Os registros da falta de segurança na região começaram a repercutir com mais intensidade a partir de 2015. Um homem foi morto em março daquele ano com um tiro na nuca em frente à uma casa noturna. Naquela época, a Brigada Militar reconhecia que a região concentrava casos de crimes envolvendo tráfico de drogas e porte ilegal de armas, além de casos de perturbação. No ano seguinte, um tiroteio na região deixou uma pessoa ferida com um tiro nas costas e também um jovem foi esfaqueado durante uma briga.
Os casos ficaram mais graves a partir de 2017. Em janeiro daquele ano, Guilherme Yuri Padilha, 19 anos, foi morto com uma facada após uma briga no local. Como resposta, o poder público iniciou uma força-tarefa permanente na Estação Férrea, mas descontinuada menos de um ano depois sob a justificativa de falta de efetivo. Naquela época, a Guarda Municipal tinha uma equipe fixa na Estação Férrea, nas madrugadas, finais de semana e em vésperas de feriados.
Nos anos seguintes, novos tumultos preocuparam. Em dezembro de 2018, a aglomeração de jovens terminou com uma viatura da Brigada Militar danificada após os policiais irem até o local averiguar uma denúncia de perturbação. Uma garrafa atingiu e amassou a porta dianteira de uma viatura. A partir daquele ano, como resposta, a prefeitura proibiu o estacionamento de veículos durante a noite e madrugada na Rua Dr. Augusto Pestana, entre as ruas Coronel Flores e Marechal Floriano.
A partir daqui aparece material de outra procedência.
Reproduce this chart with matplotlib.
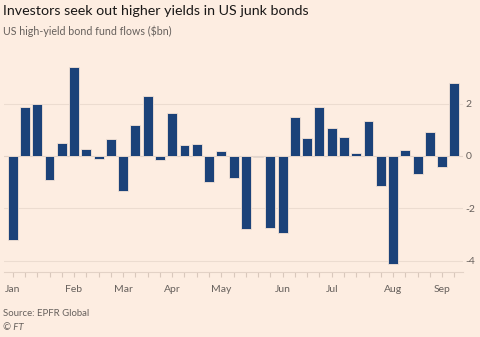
import matplotlib.pyplot as plt
import pandas as pd

# weekly US high-yield bond fund flows, $bn
weeks = pd.date_range('2018-01-02', periods=37, freq='7D')
flows = [-3.2, 1.87, 1.98, -0.9, 0.49, 3.4, 0.27, -0.1, 0.63, -1.32,
         1.18, 2.28, -0.15, 1.63, 0.41, 0.46, -0.99, 0.17, -0.86, -2.8,
         -0.05, -2.76, -2.95, 1.49, 0.68, 1.85, 1.08, 0.72, 0.1, 1.33,
         -1.16, -4.13, 0.23, -0.7, 0.92, -0.41, 2.8]
yticks = [2, 0, -2, -4]

bg = '#fdede1'
bar_color = '#1b4279'
grid_color = '#ecdcd0'
text_grey = '#66605c'

plt.rcParams['font.family'] = ['Lato', 'DejaVu Sans']

fig = plt.figure(figsize=(4.8, 3.37), dpi=100, facecolor=bg)
ax = fig.add_axes([4 / 480, 1 - 272 / 337, 459 / 480, 213 / 337], facecolor=bg)

x = range(len(weeks))
ax.bar(x, flows, width=0.81, color=bar_color, edgecolor='#f6e4d6',
       linewidth=0.6, zorder=3)

ax.set_xlim(-0.71, 36.7)
ax.set_ylim(-4.43, 3.7)

for v in yticks:
    ax.axhline(v, color='#e3d2c6' if v == 0 else grid_color, lw=0.8, zorder=1)

# month labels sit on the first week of each month
labels = []
for i, d in enumerate(weeks):
    if i == 0 or d.month != weeks[i - 1].month:
        labels.append(d.strftime('%b'))
    else:
        labels.append('')
ax.set_xticks(list(x))
ax.set_xticklabels(labels, fontsize=7.5, color=text_grey)
for t, lab in zip(ax.xaxis.get_major_ticks(), labels):
    t.tick1line.set_markersize(8 if lab else 5)
ax.tick_params(axis='x', colors='#d9c8bc', width=0.8, pad=6, labelcolor=text_grey)

ax.yaxis.tick_right()
ax.set_yticks(yticks)
ax.set_yticklabels([str(v) for v in yticks], fontsize=7.5, color=text_grey)
ax.tick_params(axis='y', length=0, pad=2)

for side in ['top', 'left', 'right']:
    ax.spines[side].set_visible(False)
ax.spines['bottom'].set_color('#e3d2c6')
ax.spines['bottom'].set_linewidth(0.8)

fig.text(3 / 480, 1 - 11 / 337, 'Investors seek out higher yields in US junk bonds',
         fontsize=10.3, color='#1a1817', va='center', ha='left')
fig.text(3 / 480, 1 - 31 / 337, 'US high-yield bond fund flows ($bn)',
         fontsize=7.7, color=text_grey, va='center', ha='left')
fig.text(3 / 480, 1 - 314 / 337, 'Source: EPFR Global',
         fontsize=6.9, color=text_grey, va='center', ha='left')
fig.text(3 / 480, 1 - 327 / 337, '\u00a9 FT', fontsize=6.9, color=text_grey,
         style='italic', va='center', ha='left')

fig.savefig('out.png', dpi=100, facecolor=bg)
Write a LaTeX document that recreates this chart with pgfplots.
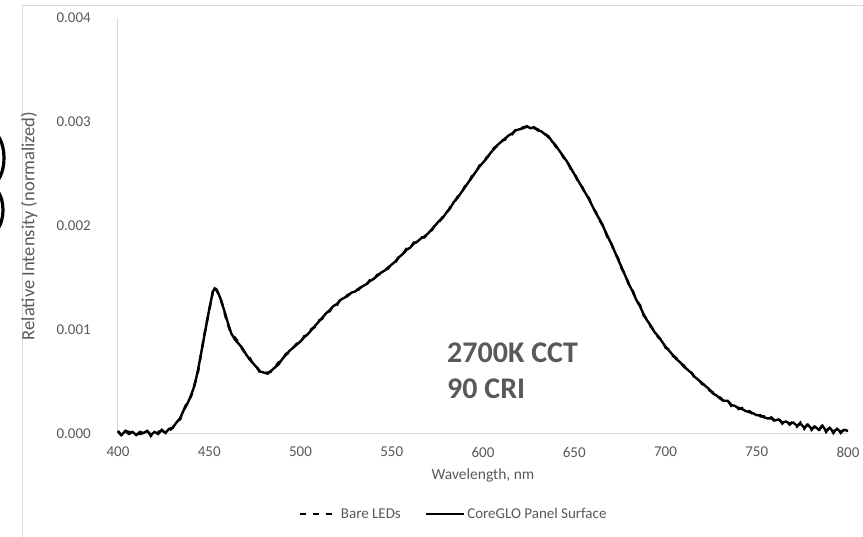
\documentclass[border=0pt]{standalone}
\usepackage{pgfplots}
\usepackage{pgfplotstable}
\pgfplotsset{compat=1.18}
\usepackage{fontspec}
\setmainfont{Carlito}
\definecolor{tickgray}{HTML}{595959}
\definecolor{linegray}{HTML}{D9D9D9}
\pgfplotstableread{
wl bare core
400 0.00003 0.00002
402 -0.00002 -0.00001
404 0.00003 0.00003
406 0.00002 0.00000
408 0.00001 0.00002
410 0.00000 -0.00001
412 0.00000 0.00002
414 0.00001 0.00001
416 0.00004 0.00003
418 -0.00002 -0.00001
420 0.00002 0.00002
422 0.00002 0.00000
424 0.00003 0.00004
426 0.00002 0.00001
428 0.00003 0.00005
430 0.00006 0.00006
432 0.00012 0.00011
434 0.00014 0.00015
436 0.00023 0.00023
438 0.00031 0.00029
440 0.00036 0.00037
442 0.00048 0.00047
444 0.00061 0.00063
446 0.00082 0.00082
448 0.00102 0.00101
450 0.00119 0.00120
452 0.00137 0.00137
453 0.00142 0.00140
454 0.00138 0.00139
456 0.00132 0.00131
458 0.00119 0.00120
460 0.00106 0.00108
462 0.00097 0.00097
464 0.00093 0.00091
466 0.00088 0.00087
468 0.00082 0.00083
470 0.00077 0.00077
472 0.00074 0.00072
474 0.00067 0.00068
476 0.00065 0.00064
478 0.00058 0.00060
480 0.00059 0.00059
482 0.00059 0.00058
484 0.00060 0.00061
486 0.00064 0.00064
488 0.00069 0.00067
490 0.00071 0.00072
492 0.00077 0.00076
494 0.00078 0.00080
496 0.00083 0.00083
498 0.00087 0.00086
500 0.00088 0.00089
502 0.00094 0.00093
504 0.00095 0.00096
506 0.00101 0.00100
508 0.00103 0.00104
510 0.00109 0.00108
512 0.00111 0.00112
514 0.00117 0.00116
516 0.00118 0.00119
518 0.00124 0.00123
520 0.00124 0.00125
522 0.00130 0.00129
524 0.00130 0.00131
526 0.00134 0.00133
528 0.00135 0.00136
530 0.00138 0.00137
532 0.00139 0.00140
534 0.00143 0.00142
536 0.00143 0.00144
538 0.00148 0.00147
540 0.00148 0.00149
542 0.00153 0.00152
544 0.00154 0.00155
546 0.00158 0.00157
548 0.00159 0.00160
550 0.00164 0.00163
552 0.00165 0.00166
554 0.00171 0.00170
556 0.00172 0.00173
558 0.00178 0.00177
560 0.00178 0.00179
562 0.00184 0.00183
564 0.00184 0.00185
566 0.00189 0.00188
568 0.00189 0.00190
570 0.00194 0.00193
572 0.00196 0.00197
574 0.00202 0.00201
576 0.00204 0.00205
578 0.00209 0.00208
580 0.00212 0.00213
582 0.00218 0.00217
584 0.00222 0.00223
586 0.00228 0.00227
588 0.00231 0.00232
590 0.00238 0.00237
592 0.00241 0.00242
594 0.00248 0.00247
596 0.00251 0.00252
598 0.00258 0.00257
600 0.00260 0.00261
602 0.00266 0.00265
604 0.00269 0.00270
606 0.00275 0.00274
608 0.00277 0.00278
610 0.00282 0.00281
612 0.00283 0.00284
614 0.00288 0.00287
616 0.00288 0.00289
618 0.00293 0.00292
620 0.00292 0.00293
622 0.00295 0.00294
624 0.00295 0.00296
626 0.00295 0.00294
628 0.00294 0.00295
630 0.00293 0.00292
632 0.00290 0.00291
634 0.00289 0.00288
636 0.00285 0.00286
638 0.00282 0.00281
640 0.00276 0.00277
642 0.00273 0.00272
644 0.00266 0.00267
646 0.00263 0.00262
648 0.00255 0.00256
650 0.00251 0.00250
652 0.00243 0.00244
654 0.00239 0.00238
656 0.00231 0.00232
658 0.00227 0.00226
660 0.00218 0.00219
662 0.00213 0.00212
664 0.00205 0.00206
666 0.00200 0.00199
668 0.00190 0.00191
670 0.00185 0.00184
672 0.00175 0.00176
674 0.00169 0.00168
676 0.00159 0.00160
678 0.00153 0.00152
680 0.00143 0.00144
682 0.00138 0.00137
684 0.00128 0.00129
686 0.00124 0.00123
688 0.00114 0.00115
690 0.00110 0.00109
692 0.00103 0.00104
694 0.00099 0.00098
696 0.00093 0.00094
698 0.00090 0.00089
700 0.00083 0.00084
702 0.00081 0.00080
704 0.00075 0.00076
706 0.00073 0.00072
708 0.00068 0.00069
710 0.00066 0.00065
712 0.00061 0.00062
714 0.00060 0.00059
716 0.00054 0.00055
718 0.00053 0.00052
720 0.00048 0.00049
722 0.00047 0.00046
724 0.00042 0.00043
726 0.00040 0.00039
728 0.00036 0.00037
730 0.00035 0.00034
732 0.00031 0.00032
734 0.00033 0.00032
736 0.00027 0.00028
738 0.00028 0.00027
740 0.00024 0.00025
742 0.00025 0.00024
744 0.00021 0.00022
746 0.00022 0.00021
748 0.00019 0.00020
750 0.00019 0.00018
752 0.00017 0.00018
754 0.00017 0.00016
756 0.00014 0.00015
758 0.00016 0.00015
760 0.00012 0.00013
762 0.00015 0.00014
764 0.00010 0.00011
766 0.00013 0.00012
768 0.00009 0.00010
770 0.00012 0.00011
772 0.00007 0.00008
774 0.00011 0.00010
776 0.00005 0.00006
778 0.00010 0.00009
780 0.00004 0.00005
782 0.00008 0.00007
784 0.00003 0.00004
786 0.00009 0.00008
788 0.00002 0.00003
790 0.00007 0.00006
792 0.00001 0.00002
794 0.00006 0.00005
796 0.00001 0.00002
798 0.00005 0.00004
800 0.00002 0.00003
}\spectrum
\begin{document}
\begin{tikzpicture}
% page = 863 x 537, axis box lower-left at (118pt,103pt) from page lower-left
\useasboundingbox (-118pt,-103pt) rectangle (745pt,434pt);
\fill[white] (-118pt,-103pt) rectangle (745pt,434pt);
% chart frame (cropped at right and bottom)
\draw[linegray, line width=1pt] (-95pt,-115pt) -- (-95pt,428pt) -- (760pt,428pt);
% partly cropped glyph shapes at the far left
\draw[black, line width=3.2pt] (-128pt,303pt) arc[start angle=90, end angle=-90, x radius=14pt, y radius=27pt];
\draw[black, line width=3.2pt] (-130pt,249pt) arc[start angle=90, end angle=-90, x radius=15pt, y radius=25pt];
\begin{axis}[
  at={(0pt,0pt)}, anchor=south west,
  scale only axis, width=730pt, height=416pt,
  xmin=400, xmax=800, ymin=0, ymax=0.004,
  clip=false,
  axis x line*=bottom, axis y line*=left,
  axis line style={linegray, line width=1pt, -},
  major tick length=0pt,
  xtick={400,450,...,800},
  ytick={0,0.001,0.002,0.003,0.004},
  scaled y ticks=false,
  /pgf/number format/assume math mode=true,
  yticklabel style={/pgf/number format/fixed, /pgf/number format/fixed zerofill, /pgf/number format/precision=3,
     font=\fontsize{15}{18}\selectfont, text=tickgray, anchor=east, inner sep=0pt, xshift=-27pt},
  xticklabel style={/pgf/number format/1000 sep={}, font=\fontsize{15}{18}\selectfont, text=tickgray,
     anchor=north, inner sep=0pt, yshift=-13pt},
  xlabel={Wavelength, nm},
  ylabel={Relative Intensity (normalized)},
  xlabel style={at={(axis description cs:0.5,-0.0986)}, anchor=center, font=\fontsize{15.5}{18}\selectfont, text=tickgray},
  ylabel style={at={(axis description cs:-0.1219,0.5)}, anchor=center, font=\fontsize{18.5}{22}\selectfont, text=tickgray},
  legend columns=2,
  legend style={at={(axis description cs:0.4596,-0.1923)}, anchor=center, draw=none, fill=none,
     font=\fontsize{15}{18}\selectfont, text=tickgray,
     /tikz/every even column/.append style={column sep=22pt}},
  legend image code/.code={\draw[#1] (0pt,0pt) -- (38pt,0pt);},
]
\addplot[black, line width=2.4pt, dash pattern=on 6pt off 7pt] table[x=wl, y=bare] {\spectrum};
\addlegendentry{Bare LEDs}
\addplot[black, line width=2.4pt] table[x=wl, y=core] {\spectrum};
\addlegendentry{CoreGLO Panel Surface}
\node[anchor=base west, inner sep=0pt, text=tickgray, font=\fontsize{30}{34}\selectfont\bfseries] at (axis cs:580.3,0.000692) {2700K CCT};
\node[anchor=base west, inner sep=0pt, text=tickgray, font=\fontsize{30}{34}\selectfont\bfseries] at (axis cs:580.3,0.000346) {90 CRI};
\end{axis}
\end{tikzpicture}
\end{document}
Em janeiro de 2019, um evento chamado pelas redes sociais reuniu milhares de adolescentes e terminou com brigas, feridos e dispersão pela Força Tática da Brigada Militar (BM) na Estação. Os últimos casos ocorreram em fevereiro de 2020. Naquele ano, durante o feriado de Carnaval, a Brigada Militar usou bombas de efeito moral para dispersar uma briga generalizada na Estação Férrea. Segundo a BM, após a ação, foram registrados atos de vandalismo, como queima de contêineres, depredação de paradas de ônibus e trancamento de vias.